Что-то сдавило ему грудь и начало подкатывать к горлу. Он хотел вздохнуть — и не мог; задыхаясь, обхватил руками деревце, продолжавшее шелестеть, и крикнул:

— Умираю!..

Ему казалось, что кровь заливает мозг, грудь его вот-вот разорвется, он извивался от боли и вдруг разразился рыданиями.

— Господи… господи, смилуйся!.. — повторял он, захлебываясь слезами.

Стрелочник на коленях подполз к нему и тихонько подсунул руку ему под голову.

— Плачь, благодетель мой!.. — говорил он, наклонившись к Вокульскому. — Плачь, плачь и призывай имя господне… Не тщетно будешь ты призывать его… Кто под кров твой, боже, прибегает, с сердцем открытым тебе себя вверяет, тот скажет смело: под защитой божьей ничто худое мне грозить не может… От сетей лукавых он тебя избавит… Что там, ваша милость, богатство, что все сокровища мира! Все человека обманет, один господь бог не обманет…

Вокульский припал лицом к земле. Ему казалось, что каждая слеза уносит из его сердца частицу боли, разочарования и отчаяния. Расстроенная мысль начала приходить в равновесие. Он уже отдавал себе отчет в происходящем и понимал, что в минуту горя, когда все, казалось, его предало, ему остались верны земля, простой человек и бог.

Понемногу он успокаивался, рыдания все реже разрывали ему грудь, он ощутил слабость во всем теле и крепко заснул.

Светало, когда он проснулся; он сел, протер глаза, увидел подле себя стрелочника и все вспомнил.

— Долго я спал? — спросил он.

— С четверть часика… или с полчаса… — ответил стрелочник.

«Черт побери, бешенство у меня начинается, что ли?..»

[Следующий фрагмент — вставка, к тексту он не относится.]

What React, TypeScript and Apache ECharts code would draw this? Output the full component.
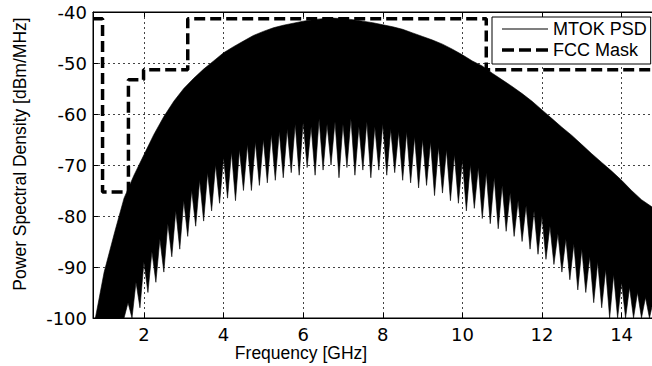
import React, { useEffect, useRef } from "react";
import * as echarts from "echarts";

// Upper envelope of the MTOK PSD (GHz, dBm/MHz)
const upperFreq = [
  0.78, 1.0, 1.27, 1.5, 1.75, 2.0, 2.25, 2.5, 2.75, 3.0, 3.25, 3.5, 3.75, 4.0,
  4.25, 4.5, 4.75, 5.0, 5.25, 5.5, 5.75, 6.0, 6.25, 6.5, 6.75, 7.0, 7.25, 7.5,
  7.75, 8.0, 8.25, 8.5, 8.75, 9.0, 9.25, 9.5, 9.75, 10.0, 10.25, 10.5, 10.75,
  11.0, 11.25, 11.5, 11.75, 12.0, 12.25, 12.5, 12.75, 13.0, 13.25, 13.5, 13.75,
  14.0, 14.25, 14.5, 14.76, 15.0,
];
const upperPsd = [
  -100, -91, -83, -76.5, -72, -68, -64, -60.5, -57.5, -55, -53, -51.2, -49.6,
  -48, -46.8, -45.7, -44.6, -43.8, -43.1, -42.6, -42.2, -41.8, -41.5, -41.3,
  -41.2, -41.3, -41.5, -41.8, -42.1, -42.5, -42.9, -43.4, -44.1, -44.8, -45.5,
  -46.3, -47.3, -48.4, -49.6, -50.6, -52, -53.3, -54.6, -56, -57.5, -59.2,
  -60.9, -62.6, -64.2, -66, -67.8, -69.5, -71.2, -73, -75, -76.8, -78.2, -79.5,
];

// Lower (jagged) edge of the PSD trace, sampled every 0.1 GHz from 0.8 GHz
const lowerStart = 0.8;
const lowerStep = 0.1;
const lowerPsd = [
  -100, -100, -100, -100, -100, -100, -100, -100, -97, -100,
  -93, -98, -89, -95, -87, -93, -84.5, -91, -81.5, -88,
  -79, -86.5, -77, -84, -75, -82, -73, -81, -71.5, -79,
  -70, -77.5, -68.5, -76.5, -67.5, -77, -67, -75, -66, -75,
  -65.5, -74, -65, -73.5, -64, -73, -63.5, -72.5, -63, -71.5,
  -62, -72, -61.5, -70.5, -62.5, -72, -61, -71, -62, -70,
  -61.5, -72.5, -62, -70.5, -61, -72, -62.5, -71, -61.5, -72.5,
  -62.5, -71, -62, -72, -63, -71.5, -63.5, -73, -63.5, -73.5,
  -64.5, -74.5, -65, -74, -65.5, -76, -66.5, -75.5, -67, -77,
  -68, -77.5, -69, -79, -70, -78.5, -70.5, -80.5, -71.5, -81.5,
  -72.5, -82.5, -74, -83, -75.5, -84, -77, -85, -78, -86.5,
  -79, -87.5, -80, -88.5, -82, -89.5, -83.5, -91, -84.5, -92.5,
  -85.5, -94.5, -86.5, -95, -88, -97, -89, -98, -90.5, -100,
  -91.5, -100, -93, -100, -94, -100, -95, -100, -96, -100,
  -96.5, -100, -97,
];

// FCC indoor UWB mask: level holds from each breakpoint to the next
const maskFreq = [0.72, 0.96, 1.61, 1.99, 3.1, 10.6, 15];
const maskLevel = [-41.3, -75.3, -53.3, -51.3, -41.3, -51.3, -51.3];

const seriesNames = ["MTOK PSD", "FCC Mask"];
const xTitle = "Frequency [GHz]";
const yTitle = "Power Spectral Density [dBm/MHz]";

export default function App() {
  const ref = useRef<HTMLDivElement>(null);

  useEffect(() => {
    if (!ref.current) return;
    const chart = echarts.init(ref.current, undefined, { renderer: "svg" });

    const maskData = maskFreq.map((f, i) => [f, maskLevel[i]]);
    const lowerFreq = lowerPsd.map((_, i) => +(lowerStart + i * lowerStep).toFixed(2));

    const tickFont = { fontFamily: "DejaVu Sans", fontSize: 18, color: "#000", lineHeight: 14 };
    const gridLine = { show: true, lineStyle: { color: "#444", type: [2, 3] as any, width: 1 } };

    chart.setOption({
      animation: false,
      backgroundColor: "#fff",
      grid: {
        left: 93,
        top: 12,
        width: 568.4,
        height: 306,
        show: true,
        borderColor: "#000",
        borderWidth: 1,
        backgroundColor: "transparent",
      },
      legend: {
        orient: "vertical",
        left: 492,
        top: 17,
        itemWidth: 46,
        itemHeight: 14,
        itemGap: 3,
        padding: [3, 4, 5, 10],
        backgroundColor: "#fff",
        borderColor: "#000",
        borderWidth: 1,
        borderRadius: 0,
        selectedMode: false,
        textStyle: { fontFamily: "Liberation Sans", fontSize: 18, color: "#000" },
        data: [
          { name: seriesNames[0], icon: "path://M0,0H46V1H0Z" },
          {
            name: seriesNames[1],
            icon: "path://M0,0H12V3.5H0Z M17,0H29V3.5H17Z M34,0H46V3.5H34Z",
          },
        ],
      },
      xAxis: [
        {
          type: "value",
          min: 0.72,
          max: 15,
          splitNumber: 7,
          minInterval: 2,
          maxInterval: 2,
          axisLine: { show: true, onZero: false, lineStyle: { color: "#000", width: 1 } },
          axisTick: { show: true, inside: true, length: 5, lineStyle: { color: "#000" } },
          axisLabel: { ...tickFont, margin: 9, showMinLabel: false, showMaxLabel: false },
          splitLine: gridLine,
        },
        {
          type: "value",
          position: "top",
          min: 0.72,
          max: 15,
          splitNumber: 7,
          minInterval: 2,
          maxInterval: 2,
          axisLine: { show: true, onZero: false, lineStyle: { color: "#000", width: 1 } },
          axisTick: { show: true, inside: true, length: 5, lineStyle: { color: "#000" } },
          axisLabel: { show: false },
          splitLine: { show: false },
        },
      ],
      yAxis: {
        type: "value",
        min: -100,
        max: -40,
        interval: 10,
        axisLine: { show: true, onZero: false, lineStyle: { color: "#000", width: 1 } },
        axisTick: { show: true, inside: true, length: 5, lineStyle: { color: "#000" } },
        axisLabel: { ...tickFont, margin: 6 },
        splitLine: gridLine,
      },
      graphic: [
        {
          type: "text",
          x: 301,
          y: 353,
          style: {
            text: xTitle,
            fontFamily: "Liberation Sans",
            fontSize: 17.5,
            lineHeight: 15,
            fill: "#000",
            align: "center",
            verticalAlign: "middle",
          },
        },
        {
          type: "text",
          x: 20,
          y: 154,
          rotation: Math.PI / 2,
          style: {
            text: yTitle,
            fontFamily: "Liberation Sans",
            fontSize: 17.5,
            fill: "#000",
            align: "center",
            verticalAlign: "middle",
          },
        },
      ],
      series: [
        {
          name: seriesNames[0],
          type: "custom",
          silent: true,
          itemStyle: { color: "#000" },
          data: [[upperFreq[0], upperPsd[0]]],
          renderItem: (params: any, api: any) => {
            if (params.dataIndex !== 0) return null;
            const pts: number[][] = [];
            for (let i = 0; i < upperFreq.length; i++) {
              pts.push(api.coord([upperFreq[i], upperPsd[i]]));
            }
            for (let i = lowerPsd.length - 1; i >= 0; i--) {
              pts.push(api.coord([lowerFreq[i], lowerPsd[i]]));
            }
            return {
              type: "polygon",
              shape: { points: pts },
              style: { fill: "#000", stroke: "#000", lineWidth: 0.6 },
            };
          },
          z: 2,
        },
        {
          name: seriesNames[1],
          type: "line",
          step: "end",
          symbol: "none",
          data: maskData,
          lineStyle: { color: "#000", width: 3.5, type: [11, 5] as any },
          itemStyle: { color: "#000" },
          z: 3,
        },
      ],
    });

    return () => chart.dispose();
  }, []);

  return (
    <div
      style={{
        position: "fixed",
        left: 0,
        top: 0,
        width: 652,
        height: 366,
        overflow: "hidden",
        background: "#fff",
      }}
    >
      <div ref={ref} style={{ width: 680, height: 366 }} />
    </div>
  );
}
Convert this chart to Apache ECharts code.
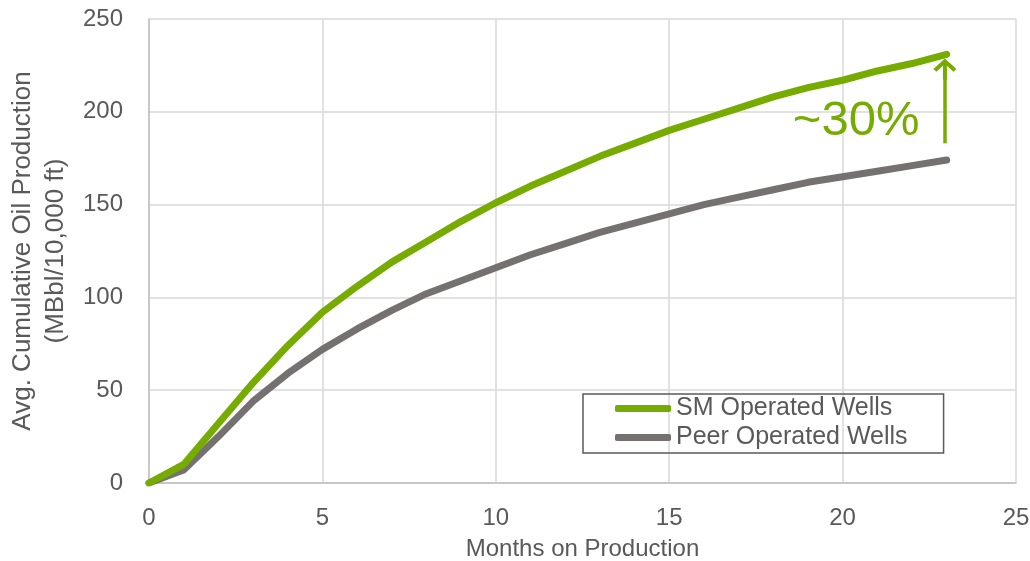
<!DOCTYPE html>
<html>
<head>
<meta charset="utf-8">
<script src="https://cdn.jsdelivr.net/npm/echarts@6/dist/echarts.min.js"></script>
<style>html,body{margin:0;padding:0;background:#fff}#c{width:1030px;height:561px}</style>
</head>
<body>
<div id="c"></div>
<script>
const months = [0,1,2,3,4,5,6,7,8,9,10,11,12,13,14,15,16,17,18,19,20,21,22,23];
const smWells = [0,10,32,54,74,92,106,119,130,141,151,160,168,176,183,190,196,202,208,213,217,222,226,231];
const peerWells = [0,7,25,44,59,72,83,93,102,109,116,123,129,135,140,145,150,154,158,162,165,168,171,174];
const xTicks = [0,5,10,15,20,25];
const yTicks = [0,50,100,150,200,250];
const annotationText = '~30%';
const arrowFrom = [22.95, 183];
const arrowTo = [22.95, 223];
const labelAt = [20.39, 195];

const green = '#76AB00';
const gray = '#767171';
const txt = '#595959';
const font = 'Liberation Sans, Arial, sans-serif';
const chevron = 'path://M0,10 L10,0 L20,10 L17.4,12.6 L11.7,6.9 L11.7,20 L8.3,20 L8.3,6.9 L2.6,12.6 Z';

const chart = echarts.init(document.getElementById('c'), null, {renderer:'canvas'});
chart.setOption({
  animation:false,
  backgroundColor:'#fff',
  textStyle:{fontFamily:font},
  grid:{left:149,right:14,top:19,bottom:78,containLabel:false,outerBoundsMode:'none'},
  legend:{
    left:583, top:394, orient:'vertical',
    itemWidth:56, itemHeight:7, itemGap:4, icon:'roundRect',
    padding:[2,36,3,32],
    borderColor:'#595959', borderWidth:1.5,
    textStyle:{color:txt,fontSize:25,fontFamily:font},
    data:['SM Operated Wells','Peer Operated Wells']
  },
  xAxis:{
    type:'value', min:xTicks[0], max:xTicks[xTicks.length-1], interval:5,
    name:'Months on Production', nameLocation:'middle', nameGap:54,
    nameTextStyle:{color:txt,fontSize:24,fontFamily:font},
    axisLine:{lineStyle:{color:'#bfbfbf',width:1.5}},
    axisTick:{show:false},
    axisLabel:{color:txt,fontSize:24,margin:23,fontFamily:font},
    splitLine:{show:true,lineStyle:{color:'#d9d9d9',width:1.5}}
  },
  yAxis:{
    type:'value', min:yTicks[0], max:yTicks[yTicks.length-1], interval:50,
    name:'Avg. Cumulative Oil Production\n(MBbl/10,000 ft)', nameLocation:'middle', nameGap:58,
    nameTextStyle:{color:txt,fontSize:26,lineHeight:33,fontFamily:font},
    axisLine:{show:true,lineStyle:{color:'#bfbfbf',width:1.5}},
    axisTick:{show:false},
    axisLabel:{color:txt,fontSize:24,margin:26,fontFamily:font},
    splitLine:{show:true,lineStyle:{color:'#d9d9d9',width:1.5}}
  },
  series:[
    {
      name:'Peer Operated Wells', type:'line', showSymbol:false, symbol:'none',
      data:months.map((m,i)=>[m,peerWells[i]]),
      lineStyle:{color:gray,width:7,cap:'round',join:'round'},
      itemStyle:{color:gray}, z:2
    },
    {
      name:'SM Operated Wells', type:'line', showSymbol:false, symbol:'none',
      data:months.map((m,i)=>[m,smWells[i]]),
      lineStyle:{color:green,width:7,cap:'round',join:'round'},
      itemStyle:{color:green}, z:3,
      markLine:{
        silent:true, symbol:['none',chevron], symbolSize:[23,21],
        label:{show:false},
        lineStyle:{color:green,width:3.5,type:'solid',opacity:1},
        itemStyle:{color:green},
        data:[[{coord:arrowFrom},{coord:arrowTo}]]
      },
      markPoint:{
        silent:true, symbol:'circle', symbolSize:1, itemStyle:{color:'rgba(0,0,0,0)'},
        label:{show:true,position:'inside',formatter:annotationText,color:green,fontSize:49,fontFamily:font},
        data:[{coord:labelAt}]
      }
    }
  ]
});
</script>
</body>
</html>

Вдруг он увидел вдали два огонька, медленно приближавшиеся к нему; позади них виднелась какая-то черная глыба, за которою густым снопом тянулись искры.

Поезд!..

И ему представилось, что это тот самый поезд, в котором едет панна Изабелла. Он снова увидел вагон, тусклый свет фонаря, завешенного голубым камлотом, и в углу панну Изабеллу в объятиях Старского…

— Люблю… люблю… — прошептал он. — Не могу забыть…

Сердце его сжала такая мука, для которой на человеческом языке названия нет. Все терзало его — усталая мысль, наболевшее чувство, раздавленная воля, самое существование… И внезапно его охватило уже не желание, а неистовая жажда смерти.

Поезд медленно приближался. Вокульский, не отдавая себе отчета в том, что делает, бросился на рельсы. Он дрожал, зубы его стучали, обеими руками он ухватился за шпалы, в рот ему набился песок… На пути упал свет фонарей, рельсы тихо дребезжали под колесами паровоза…

— Господи, помилуй меня и спаси… — прошептал он и закрыл глаза.

Вдруг на него пахнуло теплом, и в то же мгновение что-то с силой рвануло его и столкнуло с рельсов… Поезд пронесся в нескольких дюймах от его головы, обдав паром и горячим пеплом. На миг он потерял сознание, а когда очнулся, увидел какого-то человека, который придавил ему коленом грудь и держал его за руки.

— Что ж это вы, ваша милость, задумали?.. — говорил человек. — Где ж это видано!.. Господь бог…

Он не договорил. Вокульский столкнул его с себя, схватил за шиворот и швырнул наземь.